#### MATERIAL FOR THIS TASK ####
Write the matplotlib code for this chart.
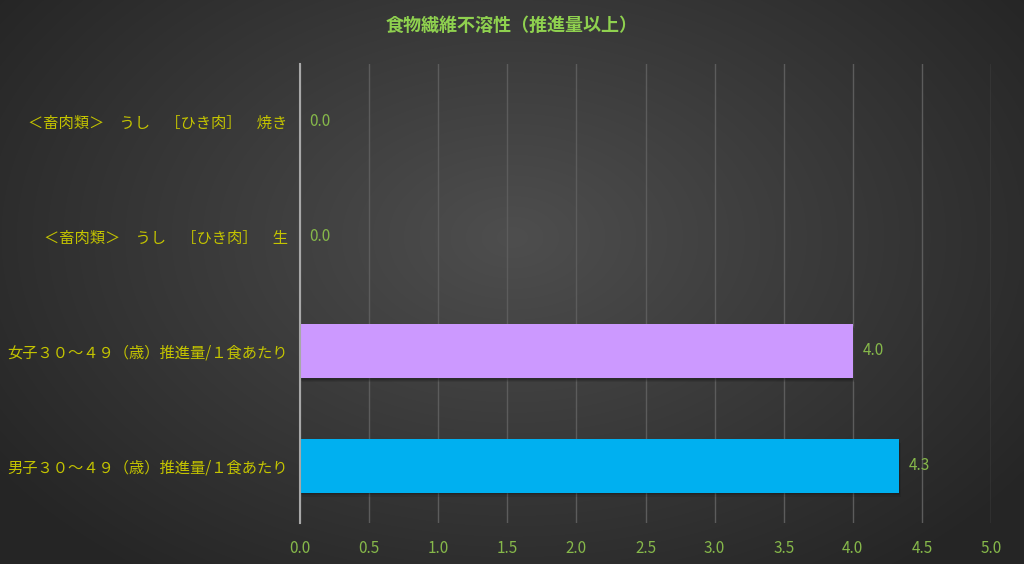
import numpy as np
import matplotlib
matplotlib.use("Agg")
import matplotlib.pyplot as plt
from matplotlib.patches import Rectangle

plt.rcParams['font.family'] = ['Noto Sans CJK JP', 'DejaVu Sans']

title = "食物繊維不溶性（推進量以上）"
categories = [
    "＜畜肉類＞　うし　［ひき肉］　焼き",
    "＜畜肉類＞　うし　［ひき肉］　生",
    "女子３０～４９（歳）推進量/１食あたり",
    "男子３０～４９（歳）推進量/１食あたり",
]
values = [0.0, 0.0, 4.0, 4.333]
bar_colors = ["#CC99FF", "#CC99FF", "#CC99FF", "#00B0F0"]
xticks = [0.0, 0.5, 1.0, 1.5, 2.0, 2.5, 3.0, 3.5, 4.0, 4.5, 5.0]

W, H = 1024, 564
fig = plt.figure(figsize=(W / 100, H / 100), dpi=100)

# radial gradient background
bg = fig.add_axes([0, 0, 1, 1])
yy, xx = np.mgrid[0:H, 0:W]
cx, cy = W * 0.5, H * 0.42
r = np.sqrt(((xx - cx) / (W * 0.62)) ** 2 + ((yy - cy) / (H * 0.75)) ** 2)
r = np.clip(r, 0, 1)
center_c = np.array([0x4e, 0x4e, 0x4e]) / 255
edge_c = np.array([0x25, 0x25, 0x25]) / 255
img = center_c[None, None, :] * (1 - r[..., None]) + edge_c[None, None, :] * r[..., None]
bg.imshow(img, aspect='auto', extent=[0, 1, 0, 1])
bg.set_axis_off()

ax = fig.add_axes([300 / W, 1 - 523 / H, (991 - 300) / W, (523 - 64) / H])
ax.set_facecolor('none')

y = np.arange(len(categories))
bh = 0.47
# soft shadows
for yi, v in zip(y, values):
    if v > 0:
        for k, a in [(0.035, 0.12), (0.025, 0.15), (0.015, 0.2)]:
            ax.add_patch(Rectangle((k * 0.4, yi - bh / 2 + k), v, bh, color='#101010',
                                   alpha=a, zorder=2, linewidth=0))
ax.barh(y, values, height=bh, color=bar_colors, zorder=3)

ax.set_xlim(0, 5)
ax.set_ylim(len(categories) - 0.5, -0.5)
ax.set_xticks(xticks)
ax.set_xticklabels([f"{t:.1f}" for t in xticks])
ax.set_yticks(y)
ax.set_yticklabels(categories)
ax.tick_params(axis='x', colors='#86B84A', labelsize=11, length=0, pad=12)
ax.tick_params(axis='y', colors='#C4C400', labelsize=11, length=0, pad=9)
for lbl in ax.get_xticklabels():
    lbl.set_color('#86B84A')
for lbl in ax.get_yticklabels():
    lbl.set_color('#C4C400')

ax.grid(axis='x', color='#5c5c5c', linewidth=1.0, zorder=0)
ax.set_axisbelow(True)
for s in ['top', 'right', 'bottom']:
    ax.spines[s].set_visible(False)
ax.spines['left'].set_color('#a8a8a8')
ax.spines['left'].set_linewidth(1.5)
ax.spines['left'].set_zorder(4)

for yi, v in zip(y, values):
    ax.annotate(f"{v:.1f}", (v, yi), xytext=(7, 0), textcoords='offset points',
                va='center', ha='left', color='#86B84A', fontsize=11, zorder=5)

fig.text(0.5, 1 - 25 / H, title, ha='center', va='center', color='#8FD14F',
         fontsize=13, fontweight='bold')

fig.savefig("out.png", dpi=100)
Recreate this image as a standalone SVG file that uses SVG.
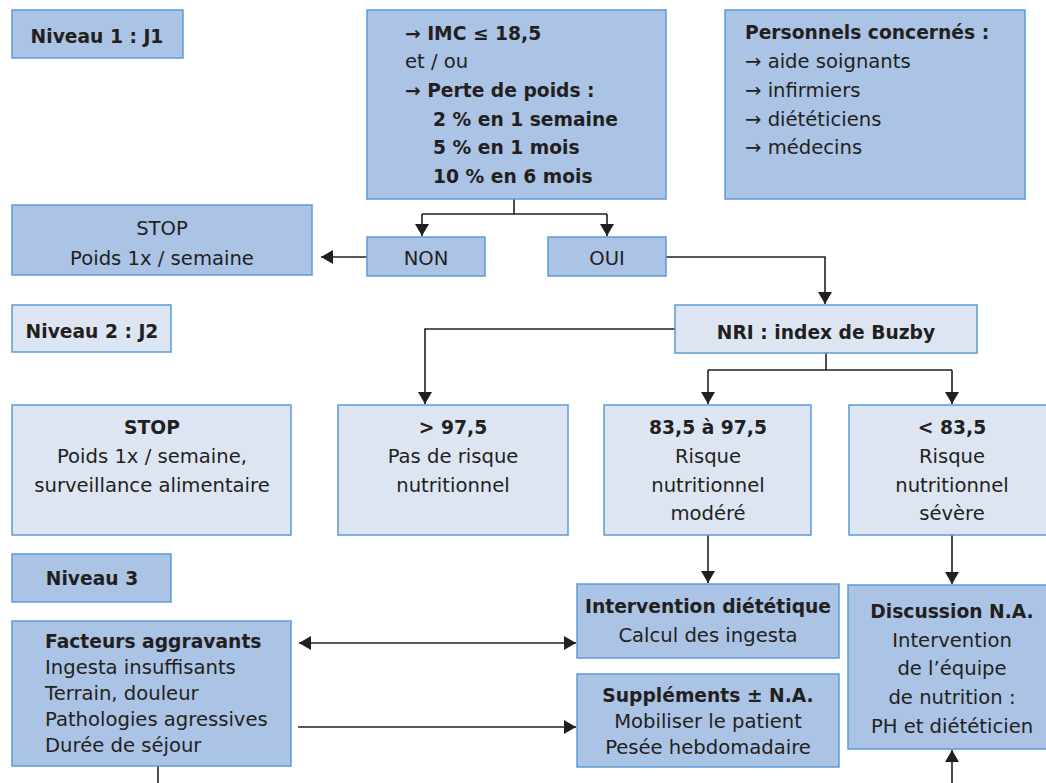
<svg xmlns="http://www.w3.org/2000/svg" width="1046" height="783" viewBox="0 0 1046 783">
<style>
text{font-family:"DejaVu Sans",sans-serif;font-size:19.6px;fill:#231f20}
.b{font-weight:bold;font-size:18.7px}
.c{text-anchor:middle}
.dk{fill:#abc3e5;stroke:#5b9bd5;stroke-width:1.5}
.lt{fill:#dde5f3;stroke:#5b9bd5;stroke-width:1.5}
.ln{fill:none;stroke:#231f20;stroke-width:1.6}
</style>
<defs>
<marker id="ah" viewBox="0 0 12 14" refX="12" refY="7" markerWidth="12" markerHeight="14" markerUnits="userSpaceOnUse" orient="auto-start-reverse">
<path d="M0,0 L12,7 L0,14 Z" fill="#231f20"/>
</marker>
</defs>
<g id="connectors">
<path class="ln" d="M514,199 V214 M422,214 H607" />
<path class="ln" d="M422,214 V236" marker-end="url(#ah)"/>
<path class="ln" d="M607,214 V236" marker-end="url(#ah)"/>
<path class="ln" d="M367,257 H321" marker-end="url(#ah)"/>
<path class="ln" d="M666,257 H825 V304" marker-end="url(#ah)"/>
<path class="ln" d="M675,329 H425 V404" marker-end="url(#ah)"/>
<path class="ln" d="M826,353 V370 M708,370 H952"/>
<path class="ln" d="M708,370 V404" marker-end="url(#ah)"/>
<path class="ln" d="M952,370 V404" marker-end="url(#ah)"/>
<path class="ln" d="M708,535 V583" marker-end="url(#ah)"/>
<path class="ln" d="M952,535 V584" marker-end="url(#ah)"/>
<path class="ln" d="M299,643 H576" marker-start="url(#ah)" marker-end="url(#ah)"/>
<path class="ln" d="M298,727 H576" marker-end="url(#ah)"/>
<path class="ln" d="M158,766 V783"/>
<path class="ln" d="M952,783 V750" marker-end="url(#ah)"/>
</g>
<g id="niveau1">
<rect class="dk" x="12" y="10" width="171" height="48"/>
<text class="b c" x="97" y="43">Niveau 1 : J1</text>
</g>
<g id="criteres">
<rect class="dk" x="367" y="10" width="299" height="189"/>
<text class="b" x="405" y="40">→ IMC ≤ 18,5</text>
<text x="405" y="68">et / ou</text>
<text class="b" x="405" y="97">→ Perte de poids :</text>
<text class="b" x="433" y="126">2 % en 1 semaine</text>
<text class="b" x="433" y="154">5 % en 1 mois</text>
<text class="b" x="433" y="183">10 % en 6 mois</text>
</g>
<g id="personnels">
<rect class="dk" x="725" y="10" width="300" height="189"/>
<text class="b" x="745" y="39">Personnels concernés :</text>
<text x="745" y="68">→ aide soignants</text>
<text x="745" y="97">→ infirmiers</text>
<text x="745" y="126">→ diététiciens</text>
<text x="745" y="154">→ médecins</text>
</g>
<g id="stop1">
<rect class="dk" x="12" y="205" width="300" height="70"/>
<text class="c" x="162" y="235">STOP</text>
<text class="c" x="162" y="265">Poids 1x / semaine</text>
</g>
<g id="non">
<rect class="dk" x="367" y="237" width="118" height="39"/>
<text class="c" x="426" y="265">NON</text>
</g>
<g id="oui">
<rect class="dk" x="548" y="237" width="118" height="39"/>
<text class="c" x="607" y="265">OUI</text>
</g>
<g id="niveau2">
<rect class="lt" x="12" y="305" width="159" height="47"/>
<text class="b c" x="92" y="338">Niveau 2 : J2</text>
</g>
<g id="nri">
<rect class="lt" x="675" y="305" width="302" height="48"/>
<text class="b c" x="826" y="339">NRI : index de Buzby</text>
</g>
<g id="stop2">
<rect class="lt" x="12" y="405" width="279" height="130"/>
<text class="b c" x="152" y="434">STOP</text>
<text class="c" x="152" y="463">Poids 1x / semaine,</text>
<text class="c" x="152" y="492">surveillance alimentaire</text>
</g>
<g id="sup975">
<rect class="lt" x="338" y="405" width="230" height="130"/>
<text class="b c" x="453" y="434">&gt; 97,5</text>
<text class="c" x="453" y="463">Pas de risque</text>
<text class="c" x="453" y="492">nutritionnel</text>
</g>
<g id="modere">
<rect class="lt" x="604" y="405" width="207" height="130"/>
<text class="b c" x="708" y="434">83,5 à 97,5</text>
<text class="c" x="708" y="463">Risque</text>
<text class="c" x="708" y="492">nutritionnel</text>
<text class="c" x="708" y="520">modéré</text>
</g>
<g id="severe">
<rect class="lt" x="849" y="405" width="206" height="130"/>
<text class="b c" x="952" y="434">&lt; 83,5</text>
<text class="c" x="952" y="463">Risque</text>
<text class="c" x="952" y="492">nutritionnel</text>
<text class="c" x="952" y="520">sévère</text>
</g>
<g id="niveau3">
<rect class="dk" x="12" y="554" width="159" height="48"/>
<text class="b c" x="92" y="585">Niveau 3</text>
</g>
<g id="facteurs">
<rect class="dk" x="12" y="621" width="279" height="145"/>
<text class="b" x="45" y="648">Facteurs aggravants</text>
<text x="45" y="674">Ingesta insuffisants</text>
<text x="45" y="700">Terrain, douleur</text>
<text x="45" y="726">Pathologies agressives</text>
<text x="45" y="752">Durée de séjour</text>
</g>
<g id="intervention">
<rect class="dk" x="577" y="584" width="262" height="74"/>
<text class="b c" x="708" y="613">Intervention diététique</text>
<text class="c" x="708" y="642">Calcul des ingesta</text>
</g>
<g id="supplements">
<rect class="dk" x="577" y="674" width="262" height="93"/>
<text class="b c" x="708" y="702">Suppléments ± N.A.</text>
<text class="c" x="708" y="728">Mobiliser le patient</text>
<text class="c" x="708" y="754">Pesée hebdomadaire</text>
</g>
<g id="discussion">
<rect class="dk" x="848" y="585" width="207" height="164"/>
<text class="b c" x="952" y="618">Discussion N.A.</text>
<text class="c" x="952" y="647">Intervention</text>
<text class="c" x="952" y="675">de l’équipe</text>
<text class="c" x="952" y="704">de nutrition :</text>
<text class="c" x="952" y="733">PH et diététicien</text>
</g>
</svg>
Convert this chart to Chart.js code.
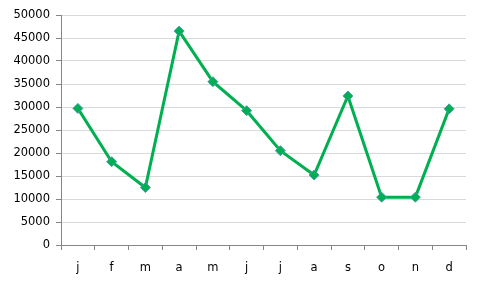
<!DOCTYPE html>
<html>
<head>
<meta charset="utf-8">
<script src="https://cdn.jsdelivr.net/npm/chart.js@4/dist/chart.umd.min.js"></script>
<style>
  html, body { margin: 0; padding: 0; background: #fff; }
  #wrap { width: 482px; height: 290px; }
</style>
</head>
<body>
<div id="wrap"><canvas id="chart" width="482" height="290"></canvas></div>
<script>
// Chart data
const months = ['j', 'f', 'm', 'a', 'm', 'j', 'j', 'a', 's', 'o', 'n', 'd'];
const values = [29700, 18100, 12500, 46500, 35500, 29200, 20500, 15200, 32400, 10400, 10400, 29600];
const yMin = 0;
const yMax = 50000;
const yStep = 5000;

const axisGray = '#868686';
const gridGray = '#D9D9D9';
const green = '#00B050';

const ctx = document.getElementById('chart').getContext('2d');
new Chart(ctx, {
    type: 'line',
    data: {
        labels: months,
        datasets: [{
            data: values,
            borderColor: green,
            borderWidth: 3,
            pointStyle: 'rectRot',
            pointRadius: 5,
            pointHoverRadius: 5,
            pointBackgroundColor: green,
            pointBorderColor: '#4A9AAE',
            pointBorderWidth: 1,
            tension: 0,
            fill: false
        }]
    },
    options: {
        responsive: false,
        animation: false,
        layout: { padding: { left: 0, right: 16, top: 15, bottom: 0 } },
        plugins: {
            legend: { display: false },
            tooltip: { enabled: false }
        },
        scales: {
            x: {
                offset: true,
                grid: {
                    offset: true,
                    drawOnChartArea: false,
                    drawTicks: true,
                    tickLength: 5,
                    tickColor: axisGray
                },
                border: { display: true, color: axisGray, width: 1 },
                ticks: {
                    color: '#000',
                    padding: 11,
                    font: { family: 'DejaVu Sans', size: 11.5 },
                    maxRotation: 0
                },
                afterFit: function(axis) { axis.height = 45; }
            },
            y: {
                min: yMin,
                max: yMax,
                grid: {
                    color: gridGray,
                    tickLength: 5,
                    tickColor: axisGray
                },
                border: { display: true, color: axisGray, width: 1 },
                ticks: {
                    stepSize: yStep,
                    color: '#000',
                    padding: 6,
                    font: { family: 'DejaVu Sans', size: 11.5 },
                    callback: function(v) { return String(v); }
                },
                afterFit: function(axis) { axis.width = 61; }
            }
        }
    }
});
</script>
</body>
</html>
####
# EXERCISE GOAL:
Return the material line for line, from its beginning to the line that contains "fig = plt.figure(figsize=(W", with the pictures left out.

# RESPONSE FOR THIS EXERCISE:
Write the matplotlib code for this chart.
import numpy as np
import matplotlib
matplotlib.use("Agg")
import matplotlib.pyplot as plt
from matplotlib.patches import Rectangle

plt.rcParams['font.family'] = ['Noto Sans CJK JP', 'DejaVu Sans']

title = "食物繊維不溶性（推進量以上）"
categories = [
    "＜畜肉類＞　うし　［ひき肉］　焼き",
    "＜畜肉類＞　うし　［ひき肉］　生",
    "女子３０～４９（歳）推進量/１食あたり",
    "男子３０～４９（歳）推進量/１食あたり",
]
values = [0.0, 0.0, 4.0, 4.333]
bar_colors = ["#CC99FF", "#CC99FF", "#CC99FF", "#00B0F0"]
xticks = [0.0, 0.5, 1.0, 1.5, 2.0, 2.5, 3.0, 3.5, 4.0, 4.5, 5.0]

W, H = 1024, 564
fig = plt.figure(figsize=(W / 100, H / 100), dpi=100)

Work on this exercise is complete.